INSTRUCTIONS FOR THE TASK – Output exactly the lines from the line containing "Generate a LaTeX" through the line containing "at (102.5, 477)", inclusive, and omit any pictures.

DATASET ENTRIES –
···

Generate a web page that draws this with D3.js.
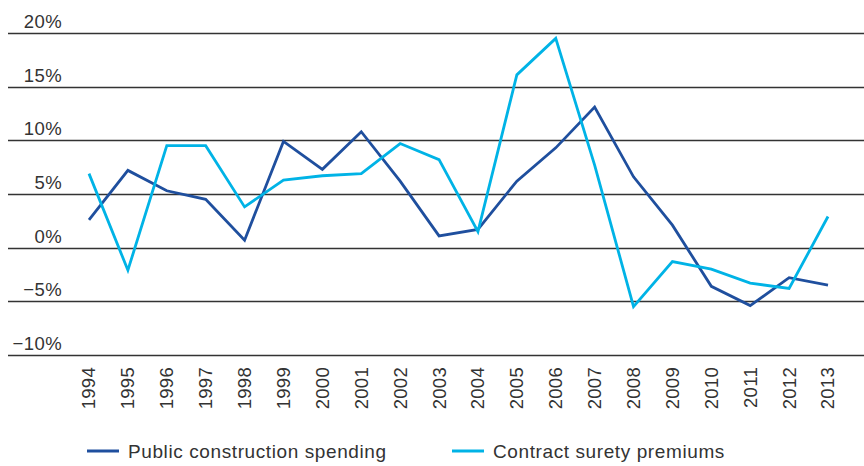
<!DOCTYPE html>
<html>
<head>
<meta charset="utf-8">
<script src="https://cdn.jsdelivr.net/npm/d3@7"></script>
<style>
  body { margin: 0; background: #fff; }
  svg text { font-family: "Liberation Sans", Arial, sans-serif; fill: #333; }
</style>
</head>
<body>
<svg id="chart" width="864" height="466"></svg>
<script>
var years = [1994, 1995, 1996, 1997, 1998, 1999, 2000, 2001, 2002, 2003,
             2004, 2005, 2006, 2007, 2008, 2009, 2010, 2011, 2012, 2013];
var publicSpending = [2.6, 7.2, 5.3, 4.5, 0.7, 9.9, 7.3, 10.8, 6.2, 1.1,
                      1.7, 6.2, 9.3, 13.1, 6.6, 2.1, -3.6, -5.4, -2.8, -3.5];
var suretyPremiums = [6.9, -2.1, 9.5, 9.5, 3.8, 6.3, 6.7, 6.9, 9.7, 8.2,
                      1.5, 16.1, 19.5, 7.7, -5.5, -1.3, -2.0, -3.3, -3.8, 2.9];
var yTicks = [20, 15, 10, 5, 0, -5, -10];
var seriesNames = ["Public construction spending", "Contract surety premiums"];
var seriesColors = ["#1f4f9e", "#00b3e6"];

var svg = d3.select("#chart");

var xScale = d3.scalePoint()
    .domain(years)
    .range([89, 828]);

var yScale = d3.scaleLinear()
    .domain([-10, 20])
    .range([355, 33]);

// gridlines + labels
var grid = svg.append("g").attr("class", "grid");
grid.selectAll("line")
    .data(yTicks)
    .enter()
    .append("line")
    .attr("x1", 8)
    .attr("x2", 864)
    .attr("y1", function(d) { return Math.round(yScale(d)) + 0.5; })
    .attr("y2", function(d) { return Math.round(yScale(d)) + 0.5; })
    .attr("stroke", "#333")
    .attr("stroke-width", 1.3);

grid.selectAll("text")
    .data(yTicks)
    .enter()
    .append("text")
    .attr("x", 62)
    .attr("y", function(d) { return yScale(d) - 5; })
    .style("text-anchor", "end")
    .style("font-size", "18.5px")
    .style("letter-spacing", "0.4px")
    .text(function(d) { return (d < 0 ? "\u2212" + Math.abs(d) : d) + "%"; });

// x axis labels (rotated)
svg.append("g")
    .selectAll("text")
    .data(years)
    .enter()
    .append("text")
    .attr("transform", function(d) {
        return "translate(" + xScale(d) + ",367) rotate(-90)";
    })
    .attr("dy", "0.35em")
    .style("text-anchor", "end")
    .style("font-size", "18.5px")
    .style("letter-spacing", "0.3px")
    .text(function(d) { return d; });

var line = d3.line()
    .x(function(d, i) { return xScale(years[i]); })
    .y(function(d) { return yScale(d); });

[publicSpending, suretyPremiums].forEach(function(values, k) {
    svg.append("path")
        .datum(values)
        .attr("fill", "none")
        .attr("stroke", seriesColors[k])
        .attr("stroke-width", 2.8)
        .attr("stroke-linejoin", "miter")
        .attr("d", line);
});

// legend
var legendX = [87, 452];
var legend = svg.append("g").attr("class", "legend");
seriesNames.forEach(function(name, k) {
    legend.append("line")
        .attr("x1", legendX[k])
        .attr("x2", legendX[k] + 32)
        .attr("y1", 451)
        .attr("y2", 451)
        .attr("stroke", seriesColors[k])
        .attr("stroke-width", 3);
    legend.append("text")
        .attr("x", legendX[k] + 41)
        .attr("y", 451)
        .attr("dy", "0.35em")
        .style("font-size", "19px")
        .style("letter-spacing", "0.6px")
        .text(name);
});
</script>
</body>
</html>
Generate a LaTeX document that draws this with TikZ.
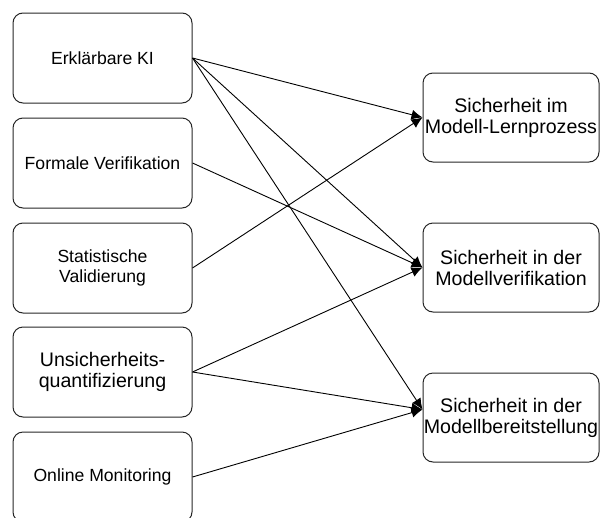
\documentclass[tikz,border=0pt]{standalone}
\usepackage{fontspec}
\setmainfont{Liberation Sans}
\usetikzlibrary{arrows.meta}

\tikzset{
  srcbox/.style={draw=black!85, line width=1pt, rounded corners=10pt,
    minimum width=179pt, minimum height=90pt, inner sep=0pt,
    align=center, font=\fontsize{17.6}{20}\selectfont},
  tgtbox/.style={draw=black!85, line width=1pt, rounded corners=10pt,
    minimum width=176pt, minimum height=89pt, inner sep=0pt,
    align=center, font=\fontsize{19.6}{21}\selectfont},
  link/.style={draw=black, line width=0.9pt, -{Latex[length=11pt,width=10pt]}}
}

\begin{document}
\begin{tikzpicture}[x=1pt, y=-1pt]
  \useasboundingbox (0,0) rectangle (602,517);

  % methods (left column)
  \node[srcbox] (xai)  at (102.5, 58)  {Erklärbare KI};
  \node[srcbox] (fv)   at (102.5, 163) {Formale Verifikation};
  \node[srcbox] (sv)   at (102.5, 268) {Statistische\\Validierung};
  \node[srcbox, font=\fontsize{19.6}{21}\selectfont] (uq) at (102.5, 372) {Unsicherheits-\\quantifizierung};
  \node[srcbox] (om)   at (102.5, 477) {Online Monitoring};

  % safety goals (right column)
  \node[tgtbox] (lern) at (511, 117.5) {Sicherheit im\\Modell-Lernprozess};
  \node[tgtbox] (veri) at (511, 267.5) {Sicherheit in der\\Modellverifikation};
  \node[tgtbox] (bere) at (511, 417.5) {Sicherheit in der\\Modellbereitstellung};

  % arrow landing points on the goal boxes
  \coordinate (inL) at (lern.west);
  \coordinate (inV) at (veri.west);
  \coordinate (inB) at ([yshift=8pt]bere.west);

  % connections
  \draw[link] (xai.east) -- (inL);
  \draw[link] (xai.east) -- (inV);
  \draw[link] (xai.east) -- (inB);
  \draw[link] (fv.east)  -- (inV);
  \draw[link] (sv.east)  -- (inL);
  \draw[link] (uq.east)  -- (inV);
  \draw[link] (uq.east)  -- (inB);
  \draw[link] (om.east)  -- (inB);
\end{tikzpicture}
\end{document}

···

ANSWER IN FULL –
Generate a LaTeX document that draws this with TikZ.
\documentclass[tikz,border=0pt]{standalone}
\usepackage{fontspec}
\setmainfont{Liberation Sans}
\usetikzlibrary{arrows.meta}

\tikzset{
  srcbox/.style={draw=black!85, line width=1pt, rounded corners=10pt,
    minimum width=179pt, minimum height=90pt, inner sep=0pt,
    align=center, font=\fontsize{17.6}{20}\selectfont},
  tgtbox/.style={draw=black!85, line width=1pt, rounded corners=10pt,
    minimum width=176pt, minimum height=89pt, inner sep=0pt,
    align=center, font=\fontsize{19.6}{21}\selectfont},
  link/.style={draw=black, line width=0.9pt, -{Latex[length=11pt,width=10pt]}}
}

\begin{document}
\begin{tikzpicture}[x=1pt, y=-1pt]
  \useasboundingbox (0,0) rectangle (602,517);

  % methods (left column)
  \node[srcbox] (xai)  at (102.5, 58)  {Erklärbare KI};
  \node[srcbox] (fv)   at (102.5, 163) {Formale Verifikation};
  \node[srcbox] (sv)   at (102.5, 268) {Statistische\\Validierung};
  \node[srcbox, font=\fontsize{19.6}{21}\selectfont] (uq) at (102.5, 372) {Unsicherheits-\\quantifizierung};
  \node[srcbox] (om)   at (102.5, 477) {Online Monitoring};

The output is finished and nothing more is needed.